Encore informelle, la constellation de ceux qui, à des titres divers, se refusent à la ligne dominante hostile à l’intervention noue des contacts. Député (UMP) de Paris, Pierre Lellouche avait convié à déjeuner, samedi 8 mars, un certain nombre d’intellectuels partisans d’une guerre contre l’Irak ou perplexes devant un éventuel statu quo à Bagdad : André Glucksmann, Alain Finkielkraut et Romain Goupil. Un autre appel a été publié dans Le Figaro, lors de la manifestation contre la guerre du samedi 15 février, autour de Michel et de Florence Taubmann, pasteur à l’Oratoire du Louvre, où il est notamment avancé que "la chute de la dictature irakienne sera un avertissement aux apprentis sorciers nord-coréens", et qui est signé par l’historien Pierre Rigoulot, directeur de l’Institut d’histoire sociale. Des débats contradictoires ont lieu régulièrement à l’Oratoire devant un certain nombre d’experts. Parmi ceux qui ont rallié l’appel du Figaro, on compte quelques intellectuels et historiens spécialisés dans la lecture critique du passé communiste, comme Illios Yannakakis ou Jean-Louis Panné. "C’est une préoccupation des chercheurs qui ont travaillé sur l’histoire du communisme, et dont certains sont passés par des formations d’extrême gauche, que de placer la défense de la démocratie avant le souci gaulliste de l’indépendance", commente M. Rigoulot, un spécialiste de la Corée du Nord.

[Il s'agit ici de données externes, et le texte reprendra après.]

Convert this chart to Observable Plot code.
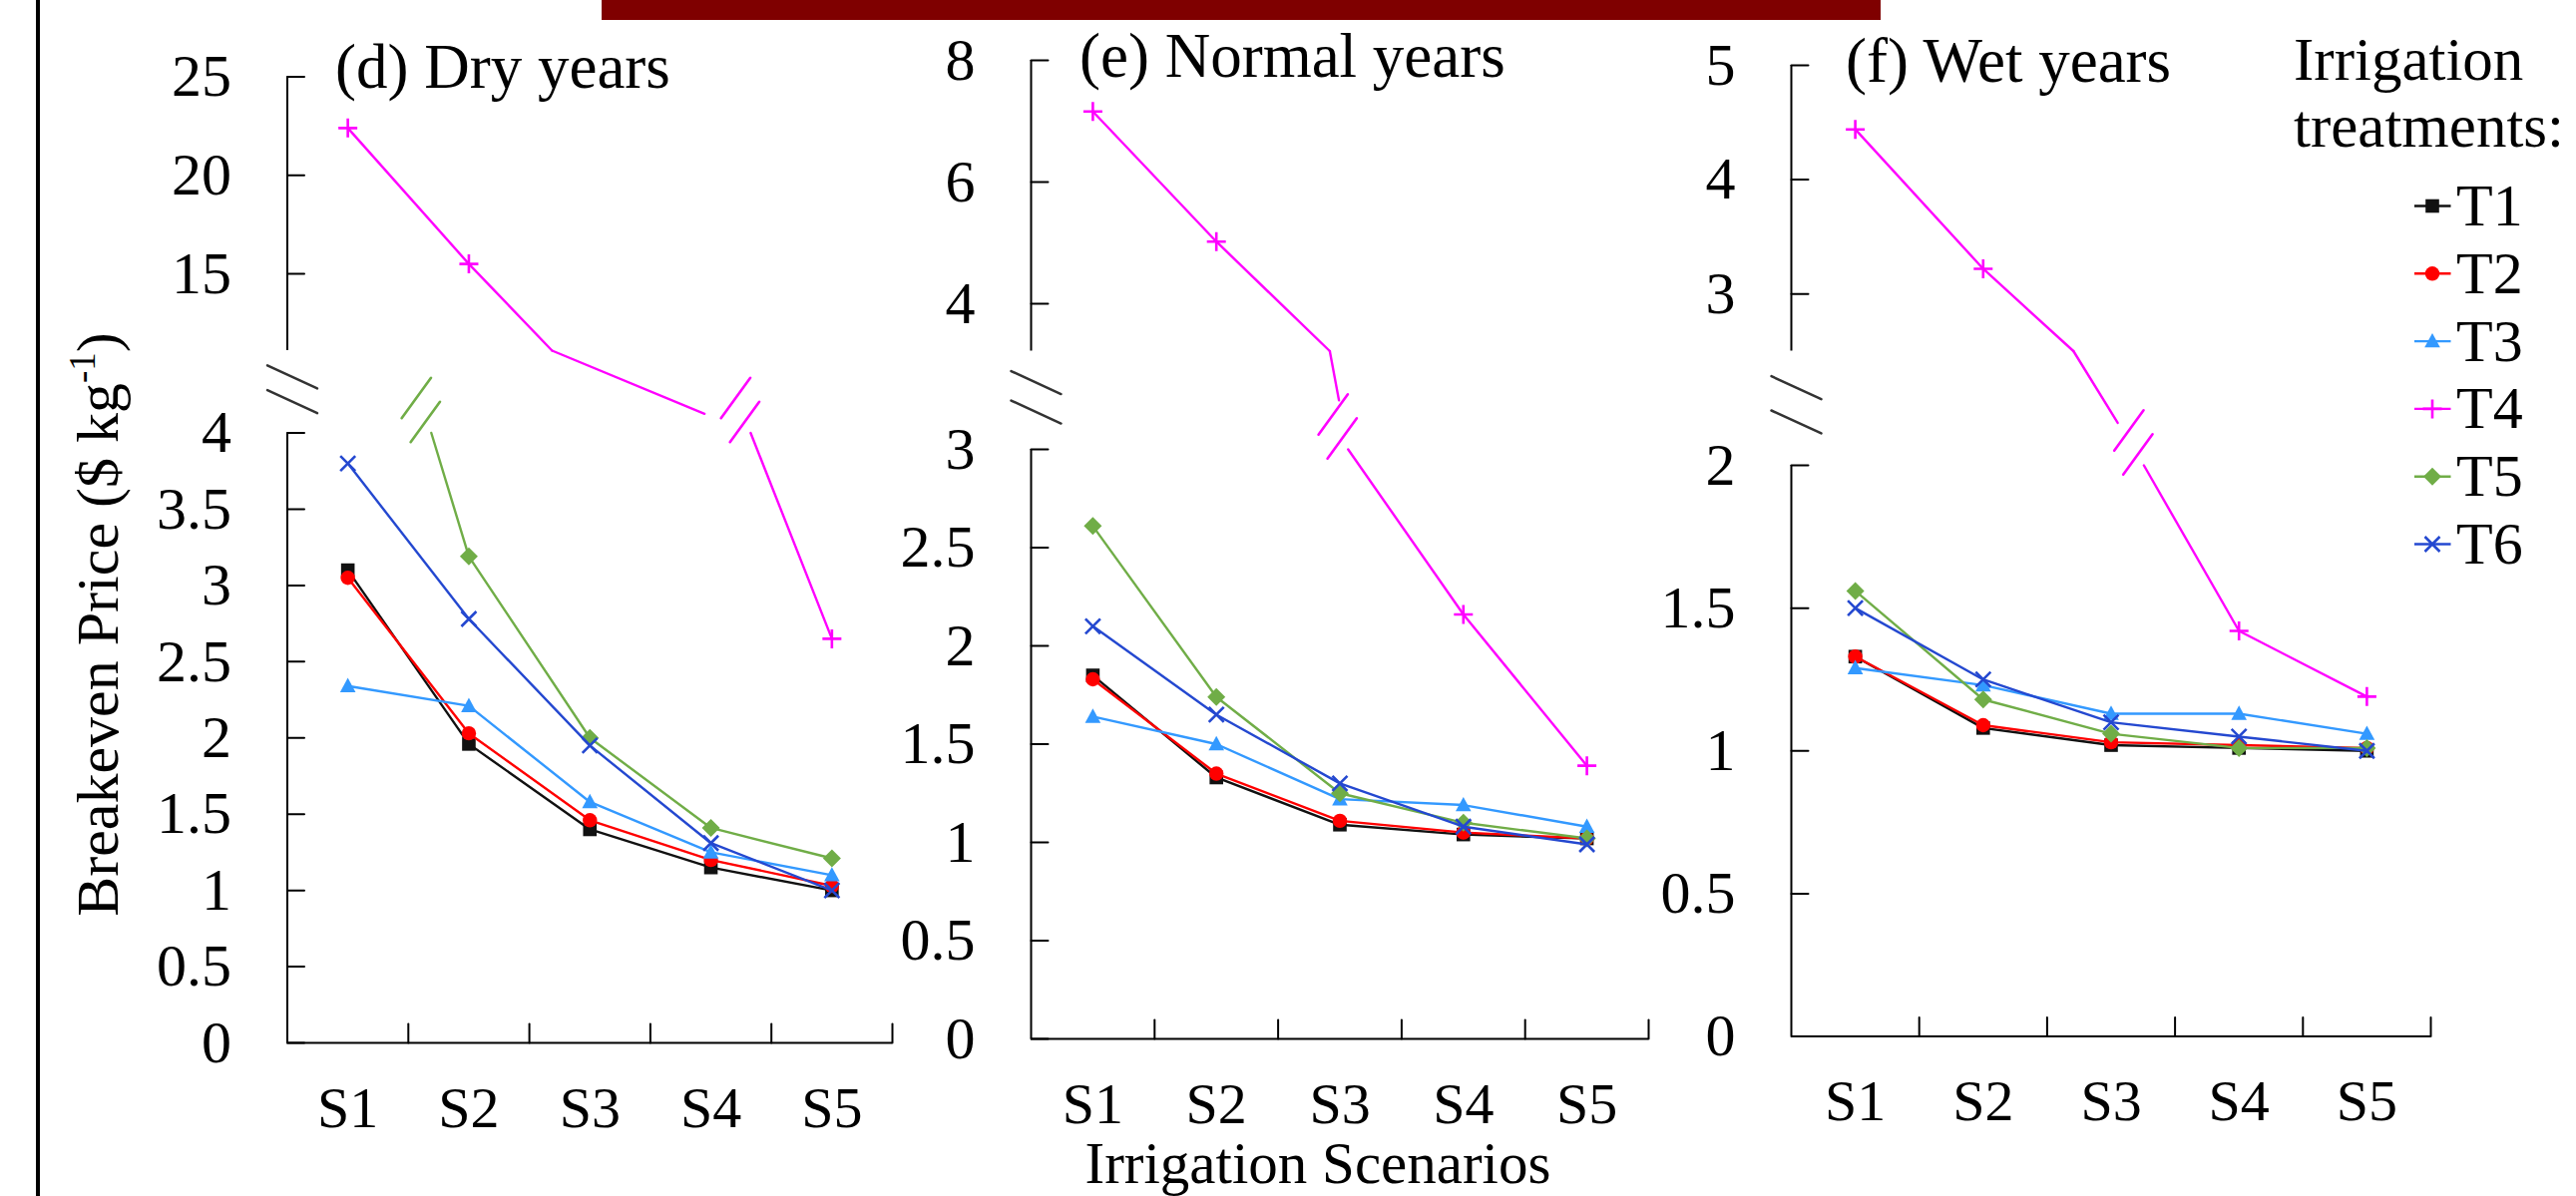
<!DOCTYPE html>
<html>
<head>
<meta charset="utf-8">
<script src="https://cdn.jsdelivr.net/npm/d3@7"></script>
<script src="https://cdn.jsdelivr.net/npm/@observablehq/plot@0.6"></script>
<style>
  html, body { margin: 0; padding: 0; background: #ffffff; }
  #page { position: relative; width: 2582px; height: 1199px; overflow: hidden; background: #ffffff;
          font-family: "Liberation Serif", "Times New Roman", serif; }
  .leftbar { position: absolute; left: 36px; top: 0; width: 4px; height: 1199px; background: #000; }
  .topbar { position: absolute; left: 603px; top: 0; width: 1282px; height: 20px; background: #7f0000; }
</style>
</head>
<body>
<div id="page"><div class="leftbar"></div><div class="topbar"></div></div>
<script>
// ---------------- data ----------------
const scenarioLabels = ["S1", "S2", "S3", "S4", "S5"];
const treatmentNames = ["T1", "T2", "T3", "T4", "T5", "T6"];
const panelTitles = ["(d) Dry years", "(e) Normal years", "(f) Wet years"];
const yAxisTitle = "Breakeven Price ($ kg";
const yAxisTitleSup = "-1";
const xAxisTitle = "Irrigation Scenarios";
const legendTitle = ["Irrigation", "treatments:"];

// Dry years
const dryT1 = [3.10, 1.96, 1.40, 1.15, 1.00];
const dryT2 = [3.05, 2.03, 1.46, 1.20, 1.03];
const dryT3 = [2.34, 2.21, 1.58, 1.25, 1.10];
const dryT4 = [22.4, 15.5, 9.1, 4.66, 2.65];
const dryT5 = [5.8, 3.19, 2.00, 1.41, 1.21];
const dryT6 = [3.80, 2.78, 1.95, 1.31, 1.00];
// Normal years
const normalT1 = [1.85, 1.33, 1.09, 1.04, 1.02];
const normalT2 = [1.83, 1.35, 1.11, 1.05, 1.02];
const normalT3 = [1.64, 1.50, 1.22, 1.19, 1.08];
const normalT4 = [7.16, 5.02, 3.06, 2.16, 1.39];
const normalT5 = [2.61, 1.74, 1.25, 1.10, 1.02];
const normalT6 = [2.10, 1.65, 1.30, 1.08, 0.99];
// Wet years
const wetT1 = [1.33, 1.08, 1.02, 1.01, 1.00];
const wetT2 = [1.33, 1.09, 1.03, 1.02, 1.01];
const wetT3 = [1.29, 1.23, 1.13, 1.13, 1.06];
const wetT4 = [4.44, 3.22, 2.20, 1.42, 1.19];
const wetT5 = [1.56, 1.18, 1.06, 1.01, 1.01];
const wetT6 = [1.50, 1.25, 1.10, 1.05, 1.00];

// tick labels
const dryTicksUpper = [15, 20, 25];
const dryTicksLower = [0, 0.5, 1, 1.5, 2, 2.5, 3, 3.5, 4];
const normalTicksUpper = [4, 6, 8];
const normalTicksLower = [0, 0.5, 1, 1.5, 2, 2.5, 3];
const wetTicksUpper = [3, 4, 5];
const wetTicksLower = [0, 0.5, 1, 1.5, 2];

// broken axis: [0, top of lower part, bottom of upper part, top of upper part]
const dryAxisBreak = [0, 4, 11.1, 25];
const normalAxisBreak = [0, 3, 3.22, 8];
const wetAxisBreak = [0, 2, 2.5, 5];

// ---------------- styles ----------------
const treatmentColors = ["#111111", "#ff0000", "#3399ff", "#ff00ff", "#70ad47", "#2448d0"];
const FONT = "'Liberation Serif', 'Times New Roman', serif";

const rOf = size => Math.sqrt(size / Math.PI);
const symSquare = {draw(c, s) { const r = rOf(s); c.moveTo(-r, -r); c.lineTo(r, -r); c.lineTo(r, r); c.lineTo(-r, r); c.closePath(); }};
const symCircle = {draw(c, s) { const r = rOf(s); c.moveTo(r, 0); c.arc(0, 0, r, 0, 2 * Math.PI); }};
const symTriangle = {draw(c, s) { const r = rOf(s); c.moveTo(0, -r * 1.05); c.lineTo(r, r * 0.8); c.lineTo(-r, r * 0.8); c.closePath(); }};
const symPlus = {draw(c, s) { const r = rOf(s); c.moveTo(-r, 0); c.lineTo(r, 0); c.moveTo(0, -r); c.lineTo(0, r); }};
const symDiamond = {draw(c, s) { const r = rOf(s); c.moveTo(0, -r); c.lineTo(r, 0); c.lineTo(0, r); c.lineTo(-r, 0); c.closePath(); }};
const symTimes = {draw(c, s) { const r = rOf(s); c.moveTo(-r, -r); c.lineTo(r, r); c.moveTo(-r, r); c.lineTo(r, -r); }};
const treatmentSymbols = [symSquare, symCircle, symTriangle, symPlus, symDiamond, symTimes];
const symbolSize = [6.8, 7.2, 7.8, 9.5, 9, 7.5];
const symbolFilled = [true, true, true, false, true, false];
const stick = {draw(c, l) { c.moveTo(0, 0); c.lineTo(0, -l); }};

const layout = {
  dry:    {left: 0,    width: 898, axisX: 287.5, rightX: 894,  yRange: [1045, 433.5, 351, 76.5], titleX: 336,  titleY: 88},
  normal: {left: 898,  width: 760, axisX: 1033,  rightX: 1652, yRange: [1041, 450, 351.5, 60],   titleX: 1082, titleY: 77},
  wet:    {left: 1658, width: 924, axisX: 1795,  rightX: 2436, yRange: [1038.5, 466, 351.5, 65], titleX: 1850, titleY: 82}
};

// split a series into visible pieces on the broken axis
function splitSeries(vals, lowTop, upBot) {
  const zoneOf = v => (v <= lowTop ? 0 : v >= upBot ? 2 : 1);
  const pts = vals.map((v, i) => ({x: i, y: v, zone: zoneOf(v)}));
  const pieces = [], breaks = [], links = [];
  let cur = null, pendingExit = null;
  const start = p => { cur = [p]; pieces.push(cur); };
  const lerp = (a, b, level) => ({x: a.x + (level - a.y) / (b.y - a.y) * (b.x - a.x), y: level});
  pts.forEach((p, i) => {
    if (i === 0) { if (p.zone !== 1) start(p); return; }
    const a = pts[i - 1];
    if (a.zone === p.zone) { if (cur) cur.push(p); return; }
    if (a.zone !== 1) {
      const ex = lerp(a, p, a.zone === 0 ? lowTop : upBot);
      cur.push(ex); cur = null;
      if (a.zone === 0) breaks.push(ex);
      pendingExit = ex;
    }
    if (p.zone !== 1) {
      const en = lerp(a, p, p.zone === 0 ? lowTop : upBot);
      if (p.zone === 0) breaks.push(en);
      if (pendingExit && pendingExit.y !== en.y) links.push([pendingExit, en]);
      pendingExit = null;
      start(en); cur.push(p);
    }
  });
  return {pieces, breaks, links, visible: pts.filter(p => p.zone !== 1)};
}

function makePanel(cfg, series, ticksLower, ticksUpper, axisBreak, title) {
  const H = 1199;
  const [y0, lowTop, upBot, upTop] = axisBreak;
  const marginLeft = cfg.axisX - cfg.left;
  const marginRight = cfg.left + cfg.width - cfg.rightX;
  const marginTop = cfg.yRange[3];
  const marginBottom = H - cfg.yRange[0];
  const xRange = [marginLeft, cfg.width - marginRight];
  const xDomain = [-0.5, 4.5];
  const sx = Plot.scale({x: {type: "linear", domain: xDomain, range: xRange}});
  const sy = Plot.scale({y: {type: "linear", domain: axisBreak, range: cfg.yRange}});
  const axisStyle = {stroke: "#000", strokeWidth: 2};
  const yTicks = ticksLower.concat(ticksUpper);
  const gapAt = f => upBot - f * (upBot - lowTop);

  const marks = [
    Plot.ruleX([-0.5], {y1: y0, y2: lowTop, ...axisStyle}),
    Plot.ruleX([-0.5], {y1: upBot, y2: upTop, ...axisStyle}),
    Plot.ruleY([0], {x1: -0.5, x2: 4.5, ...axisStyle}),
    Plot.vector(yTicks, {x: -0.5, y: d => d, length: 17, rotate: 90, anchor: "start", shape: stick, ...axisStyle}),
    Plot.vector([0.5, 1.5, 2.5, 3.5, 4.5], {x: d => d, y: 0, length: 19, rotate: 0, anchor: "start", shape: stick, ...axisStyle}),
    Plot.vector([0.32, 0.62], {x: -0.5, y: f => gapAt(f), dx: 5, length: 55, rotate: 114.7, anchor: "middle", shape: stick, stroke: "#333", strokeWidth: 2.5}),
    Plot.axisY(yTicks, {anchor: "left", tickSize: 0, tickPadding: 56, tickFormat: d => String(d), label: null, fontSize: 60}),
    Plot.axisX([0, 1, 2, 3, 4], {anchor: "bottom", tickSize: 0, tickPadding: 43, tickFormat: i => scenarioLabels[i], label: null, fontSize: 58})
  ];

  series.forEach((vals, k) => {
    const color = treatmentColors[k];
    const s = splitSeries(vals, lowTop, upBot);
    const rows = [];
    s.pieces.forEach((pc, j) => pc.forEach(p => rows.push({x: p.x, y: p.y, z: "p" + j})));
    s.links.forEach(([A, B], j) => {
      const L = A.y === lowTop ? A : B;
      const U = L === A ? B : A;
      const ux = sx.apply(U.x), uy = sy.apply(U.y), lx = sx.apply(L.x), ly = sy.apply(L.y);
      const len = Math.hypot(lx - ux, ly - uy);
      const t = Math.max(0, 1 - 50 / len);
      const E = {x: U.x + t * (L.x - U.x), y: U.y + t * (L.y - U.y)};
      rows.push({x: U.x, y: U.y, z: "l" + j}, {x: E.x, y: E.y, z: "l" + j});
    });
    marks.push(Plot.line(rows, {x: "x", y: "y", z: "z", stroke: color, strokeWidth: 2.4}));
    if (s.breaks.length) {
      marks.push(Plot.vector(s.breaks, {x: "x", y: "y", dx: -6, dy: -11, length: 50, rotate: 36, anchor: "middle", shape: stick, stroke: color, strokeWidth: 2.6}));
      marks.push(Plot.vector(s.breaks, {x: "x", y: "y", dx: -15, dy: -35, length: 50, rotate: 36, anchor: "middle", shape: stick, stroke: color, strokeWidth: 2.6}));
    }
    marks.push(Plot.dot(s.visible, {
      x: "x", y: "y", symbol: treatmentSymbols[k], r: symbolSize[k],
      fill: symbolFilled[k] ? color : "none",
      stroke: symbolFilled[k] ? "none" : color,
      strokeWidth: symbolFilled[k] ? 0 : 2.6
    }));
  });

  const svg = Plot.plot({
    width: cfg.width, height: H,
    marginLeft, marginRight, marginTop, marginBottom,
    x: {type: "linear", domain: xDomain, range: xRange},
    y: {type: "linear", domain: axisBreak, range: cfg.yRange},
    style: {fontFamily: FONT, fontSize: "60px", background: "transparent", overflow: "visible",
            position: "absolute", top: "0px", left: cfg.left + "px", maxWidth: "none", color: "#000"},
    marks
  });
  d3.select(svg).append("text")
    .attr("x", cfg.titleX - cfg.left).attr("y", cfg.titleY)
    .attr("text-anchor", "start")
    .attr("font-size", 63).attr("fill", "#000").text(title);
  document.getElementById("page").appendChild(svg);
  return svg;
}

const drySvg = makePanel(layout.dry, [dryT1, dryT2, dryT3, dryT4, dryT5, dryT6], dryTicksLower, dryTicksUpper, dryAxisBreak, panelTitles[0]);
const normalSvg = makePanel(layout.normal, [normalT1, normalT2, normalT3, normalT4, normalT5, normalT6], normalTicksLower, normalTicksUpper, normalAxisBreak, panelTitles[1]);
const wetSvg = makePanel(layout.wet, [wetT1, wetT2, wetT3, wetT4, wetT5, wetT6], wetTicksLower, wetTicksUpper, wetAxisBreak, panelTitles[2]);

// y-axis title
const yt = d3.select(drySvg).append("text")
  .attr("transform", "translate(118,626) rotate(-90)")
  .attr("text-anchor", "middle").attr("font-size", 60).attr("fill", "#000");
yt.append("tspan").text(yAxisTitle);
yt.append("tspan").attr("font-size", 37).attr("dy", -23).text(yAxisTitleSup);
yt.append("tspan").attr("dy", 23).text(")");

// x-axis title
d3.select(normalSvg).append("text")
  .attr("x", 1321 - layout.normal.left).attr("y", 1185.8)
  .attr("text-anchor", "middle").attr("font-size", 59).attr("fill", "#000").text(xAxisTitle);

// legend
const lg = d3.select(wetSvg).append("g").attr("transform", `translate(${-layout.wet.left},0)`)
  .attr("text-anchor", "start");
lg.append("text").attr("x", 2299).attr("y", 80).attr("font-size", 61).attr("fill", "#000").text(legendTitle[0]);
lg.append("text").attr("x", 2299).attr("y", 147).attr("font-size", 61).attr("fill", "#000").text(legendTitle[1]);
treatmentNames.forEach((name, k) => {
  const cy = 206.5 + k * 67.8;
  const color = treatmentColors[k];
  lg.append("line").attr("x1", 2420).attr("x2", 2456.5).attr("y1", cy).attr("y2", cy)
    .attr("stroke", color).attr("stroke-width", 2.4);
  lg.append("path").attr("transform", `translate(2438,${cy})`)
    .attr("d", d3.symbol().type(treatmentSymbols[k]).size(Math.PI * symbolSize[k] * symbolSize[k])())
    .attr("fill", symbolFilled[k] ? color : "none")
    .attr("stroke", symbolFilled[k] ? "none" : color).attr("stroke-width", 2.6);
  lg.append("text").attr("x", 2462).attr("y", cy + 19.5).attr("font-size", 60).attr("fill", "#000").text(name);
});
</script>
</body>
</html>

Le sociologue Shmuel Trigano, de l’université de Paris-X, auteur récent de L’Ebranlement d’Israël (Editions du Seuil), a également paraphé ce texte.

"Nous refusons ce consensus de Krivine à Le Pen", dit M. Taubmann, journaliste à Arte, qui juge cependant la situation "complexe" et se dit plus favorable à la pression militaire qu’à la guerre proprement dite. Il refuse un veto français dont la conséquence pourrait être, au-delà de l’Irak, la chute du premier ministre britannique le plus "européen" de l’histoire de la Grande-Bretagne.